商讨出了结果,郑淖约三人心情舒畅,也不耽搁,准备回去实施,先是委婉暗示,要是行不通,那么就直接摊牌,反正不能容她继续待在家里了,太过危险。

“约儿……”

好像是父亲的声音,郑淖约迷惑回眸,却见一辆匆匆奔驰的马车上,郑仁基探身招手,急声问道:“符节呢?”

“去御史台了。”郑淖约答道,莫明其妙。

“坏了,来迟一步。”

第三百二十章 陷害?

唐承隋制,置御史台,内设有三院,即台院、殿院、察院,掌纠举弹劾百僚,推鞠狱讼、知公廨等杂事,分别由侍御史、殿中侍御史、监察御史居其职,合称三院御史,司职不同,又各有侧重,尽管品秩不高,但是却很清要,而且迁转极快。

根据朝廷的规定,官员升迁,每年一考,一般是四考或五考,最少也要三考才予以改迁,但是御史却不同,身为人君耳目,纠劾百司,名字出现在皇帝案前的机会,肯定要比普通官员多上几倍,如果言之有物,弹劾属实,自然也算是政绩,无论是升官,还是转造其他部门,当然比较迅速。

所以,对待这些御史,朝中中下层官员的心思,非常复杂,一是忌惮,怕他们找自己的麻烦,二是羡慕,若是能够成为其中之一,立了功劳,很快僦得到升迁。

第一次与御吏台打交道,韩瑞也不见得有多少紧张,毕竟消极怠工,算不上什么大事,况且也是情有可原,做了解释,或许连归档也不用,不列入吏部考察的范围之内,韩瑞淡然安坐,很快马车就到了皇城,出示牙牌,畅通无阻的进去,转了两个直角,来到了御史台。

下了马车,在书吏的引领下,韩瑞来到了察院,这个时候,韩瑞有些奇怪,按理来说,他这样的事情,应该属于台院管理的范畴,怎么到了察院,不过在这里见到了个熟人,所以韩瑞也没有多想,连忙上前行礼,微笑问候道:“马御史,日久不见,却是别来无恙。”

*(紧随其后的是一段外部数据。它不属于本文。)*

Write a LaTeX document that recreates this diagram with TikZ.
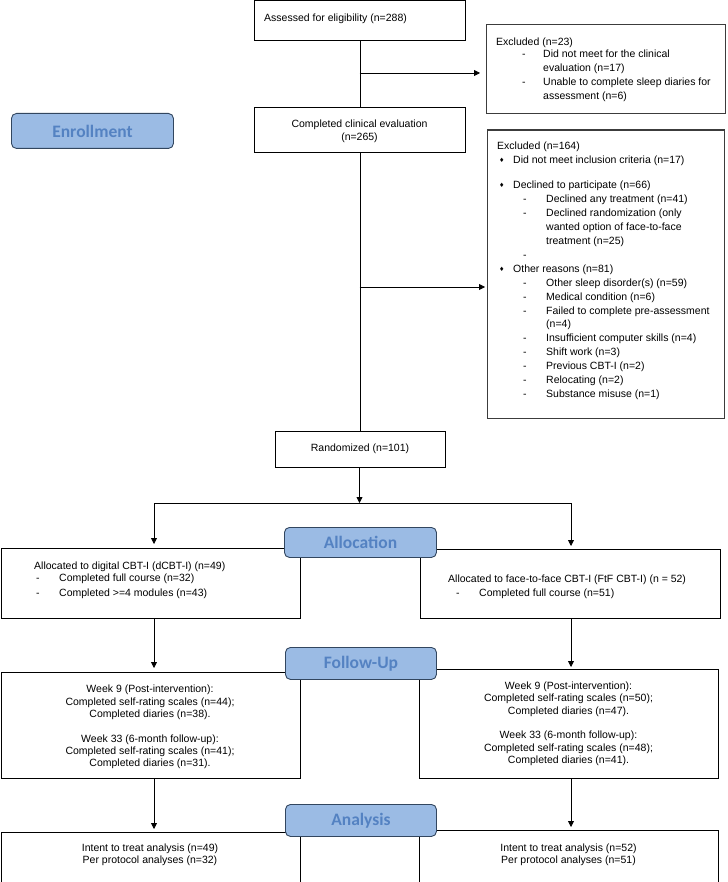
\documentclass[tikz,border=0pt]{standalone}
\usepackage{fontspec}
\setmainfont{Liberation Sans}
\newfontfamily\lblfont{Carlito}
\newfontfamily\symfont{DejaVu Sans}
\usetikzlibrary{arrows.meta}
\definecolor{lblfill}{RGB}{155,187,228}
\definecolor{lbltext}{RGB}{84,130,194}
\definecolor{lbldraw}{RGB}{50,70,95}
\definecolor{exdraw}{RGB}{60,60,60}
\newcommand\leftlines[2]{\vtop{\baselineskip=#1\lineskiplimit=-20pt\lineskip=0pt\halign{##\hfil\cr#2\crcr}}}
\newcommand\ctrlines[2]{\vtop{\baselineskip=#1\lineskiplimit=-20pt\lineskip=0pt\halign{\hfil##\hfil\cr#2\crcr}}}
\newcommand\dia{{\symfont\fontsize{6}{6}\selectfont\raisebox{0.8pt}{♦}}}
\tikzset{
  box/.style={draw, line width=0.8pt, inner sep=0pt, anchor=north west},
  exbox/.style={box, draw=exdraw, line width=1.1pt},
  lbl/.style={draw=lbldraw, fill=lblfill, rounded corners=5pt, line width=0.9pt,
    text=lbltext, inner sep=0pt, anchor=north west,
    font=\lblfont\bfseries\fontsize{17.5pt}{20pt}\selectfont},
  txt/.style={inner sep=0pt, font=\fontsize{10.5pt}{12.6pt}\selectfont},
  arr/.style={line width=0.8pt, -{Triangle[length=6pt,width=6pt]}},
  conn/.style={line width=0.8pt}
}
\begin{document}
\begin{tikzpicture}[x=1pt,y=-1pt]
\useasboundingbox (0,0) rectangle (727,882);
% boxes
\node[box, minimum width=211pt, minimum height=39.5pt] (assess) at (254,0.5) {};
\node[exbox, minimum width=239pt, minimum height=89pt] (excl23) at (486,24) {};
\node[box, minimum width=211pt, minimum height=45pt] (compl) at (254,107) {};
\node[exbox, minimum width=237pt, minimum height=288.5pt] (excl164) at (487,129.5) {};
\node[box, minimum width=170pt, minimum height=36pt] (rand) at (275,431) {};
\node[box, minimum width=299.5pt, minimum height=70pt] (allocL) at (0.5,548) {};
\node[box, minimum width=300pt, minimum height=69pt] (allocR) at (420,549) {};
\node[box, minimum width=299.5pt, minimum height=106pt] (fuL) at (0.5,672) {};
\node[box, minimum width=299pt, minimum height=109pt] (fuR) at (419,669) {};
\node[box, minimum width=299.5pt, minimum height=49.5pt] (anL) at (0.5,832) {};
\node[box, minimum width=299pt, minimum height=51.5pt] (anR) at (419,830) {};
% texts
\node[txt, anchor=base west] (tassess) at (264,21.1) {Assessed for eligibility (n=288)};
\node[txt, anchor=base west] (t23) at (496,45.5) {\leftlines{14.3pt}{Excluded (n=23)\cr\noalign{\vskip-2.7pt}
\hspace*{26pt}\makebox[21pt][l]{-}Did not meet for the clinical\cr
\hspace*{47pt}evaluation (n=17)\cr
\hspace*{26pt}\makebox[21pt][l]{-}Unable to complete sleep diaries for\cr
\hspace*{47pt}assessment (n=6)}};
\node[txt, anchor=base] (tcompl) at (359.5,127.8) {\ctrlines{12.7pt}{Completed clinical evaluation\cr(n=265)}};
\node[txt, anchor=base west] (t164) at (497,149.8) {\leftlines{13.93pt}{Excluded (n=164)\cr
\hspace*{2pt}\makebox[14pt][l]{\dia}Did not meet inclusion criteria (n=17)\cr\noalign{\vskip 11pt}
\hspace*{2pt}\makebox[14pt][l]{\dia}Declined to participate (n=66)\cr
\hspace*{26pt}\makebox[23pt][l]{-}Declined any treatment (n=41)\cr
\hspace*{26pt}\makebox[23pt][l]{-}Declined randomization (only\cr
\hspace*{49pt}wanted option of face-to-face\cr
\hspace*{49pt}treatment (n=25)\cr
\hspace*{26pt}-\cr
\hspace*{2pt}\makebox[14pt][l]{\dia}Other reasons (n=81)\cr
\hspace*{26pt}\makebox[23pt][l]{-}Other sleep disorder(s) (n=59)\cr
\hspace*{26pt}\makebox[23pt][l]{-}Medical condition (n=6)\cr
\hspace*{26pt}\makebox[23pt][l]{-}Failed to complete pre-assessment\cr
\hspace*{49pt}(n=4)\cr
\hspace*{26pt}\makebox[23pt][l]{-}Insufficient computer skills (n=4)\cr
\hspace*{26pt}\makebox[23pt][l]{-}Shift work (n=3)\cr
\hspace*{26pt}\makebox[23pt][l]{-}Previous CBT-I (n=2)\cr
\hspace*{26pt}\makebox[23pt][l]{-}Relocating (n=2)\cr
\hspace*{26pt}\makebox[23pt][l]{-}Substance misuse (n=1)}};
\node[txt, anchor=base] (trand) at (360,451.8) {Randomized (n=101)};
\node[txt, anchor=base west] (tallocL) at (34,569.5) {\leftlines{15pt}{Allocated to digital CBT-I (dCBT-I) (n=49)\cr\noalign{\vskip-3.3pt}
\hspace*{2pt}\makebox[23pt][l]{-}Completed full course (n=32)\cr
\hspace*{2pt}\makebox[23pt][l]{-}Completed >=4 modules (n=43)}};
\node[txt, anchor=base west] (tallocR) at (448,582.8) {\leftlines{13.3pt}{Allocated to face-to-face CBT-I (FtF CBT-I) (n = 52)\cr
\hspace*{8pt}\makebox[23pt][l]{-}Completed full course (n=51)}};
\node[txt, anchor=base] (tfuL) at (150,692.8) {\ctrlines{12.3pt}{Week 9 (Post-intervention):\cr
Completed self-rating scales (n=44);\cr
Completed diaries (n=38).\cr
\cr
Week 33 (6-month follow-up):\cr
Completed self-rating scales (n=41);\cr
Completed diaries (n=31).}};
\node[txt, anchor=base] (tfuR) at (568.5,689.5) {\ctrlines{12.3pt}{Week 9 (Post-intervention):\cr
Completed self-rating scales (n=50);\cr
Completed diaries (n=47).\cr
\cr
Week 33 (6-month follow-up):\cr
Completed self-rating scales (n=48);\cr
Completed diaries (n=41).}};
\node[txt, anchor=base] (tanL) at (150,851.8) {\ctrlines{12pt}{Intent to treat analysis (n=49)\cr
Per protocol analyses (n=32)}};
\node[txt, anchor=base] (tanR) at (568.5,851.8) {\ctrlines{12pt}{Intent to treat analysis (n=52)\cr
Per protocol analyses (n=51)}};
% connectors
\draw[conn] (assess.south) -- (compl.north);
\coordinate (j23) at (359.5,73);
\draw[arr, shorten >=6pt] (j23) -- (j23 -| excl23.west);
\draw[conn] (compl.south) -- (compl.south |- rand.north);
\coordinate (j164) at (359.5,287);
\draw[arr, shorten >=2pt] (j164) -- (j164 -| excl164.west);
\coordinate (split) at (359.5,503);
\draw[arr] (rand.south -| split) -- (split);
\coordinate (xl) at (154,503);
\coordinate (xr) at (571,503);
\draw[conn] (xl) -- (xr);
\draw[arr, shorten >=4pt] (xl) -- (xl |- allocL.north);
\draw[arr, shorten >=3pt] (xr) -- (xr |- allocR.north);
\draw[arr, shorten >=4pt] (allocL.south -| xl) -- (xl |- fuL.north);
\draw[arr, shorten >=2pt] (allocR.south -| xr) -- (xr |- fuR.north);
\draw[arr, shorten >=3pt] (fuL.south -| xl) -- (xl |- anL.north);
\draw[arr, shorten >=3pt] (fuR.south -| xr) -- (xr |- anR.north);
% stage labels
\node[lbl, minimum width=162pt, minimum height=35pt] (enroll) at (11,113) {Enrollment};
\node[lbl, minimum width=152pt, minimum height=30pt] (allocLbl) at (284,527) {Allocation};
\node[lbl, minimum width=151pt, minimum height=32pt] (fuLbl) at (285,647) {Follow-Up};
\node[lbl, minimum width=151pt, minimum height=32pt] (anLbl) at (285,804) {Analysis};
\end{tikzpicture}
\end{document}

捋了下枯黄的胡须,马周脸上掠过一抹复杂神色,微微点头,身为监察御史,负责推鞠狱讼之事,得到李世民的旨令,核查刻坊私印佛经的案子,从情感上来讲,对于眼前的少年,马周心里也有几分好感,但是情是情,法是法,他绝对不会混为一谈。

所谓推鞠狱讼,就是对被告发官员进行审理,一般是指皇帝亲自命令办理的案子,马周自然不敢怠慢,望了眼韩瑞,冷漠说道:“韩校书,你可知罪?”

“那个……马御史,无非是偷懒两天,谈不上罪过吧。”韩瑞说道,直到这个时候,他才隐约察觉有些不对,如果只是做个检讨,完全没有必要排出这么大的阵容,监察御史、主簿、录事、书吏,十几个人,落坐屋中,抄抄写写,如同公堂审案似的。

目光如炬,盯住韩瑞,马周的声音多了几分凌厉,沉声说道:“韩校书,事已至此,还准备装糊涂不成?”

不是装糊涂,而是真糊涂了,韩瑞莫明其妙,迷惑不解道:“马御史,此话何意?”

打量片刻,觉得韩瑞的表情不像有假,马周沉吟,但是知人知面不知心,自然不会那么草率就下了定论,是真是假,还要仔细查实。

“来人……”马周示意,一个书吏见机,连忙拿了本书册,递给了韩瑞。

金刚经,见到书名,韩瑞心中一沉,就有些不妙的感觉,连忙翻阅,装钉、目录、页码,甚至封面封底,都有刻坊的印记,这是韩瑞故意提议,让匠人加上去的的,以便于与民间的私人刻坊作出区别,问题在于,刻坊拟定的书录中,根本没有佛经的存在,怎么回事,韩瑞百思不得其解。

“这个,也是陛下想知道的问题。”马周平静说道:“韩校书,能否做出合理的解释?”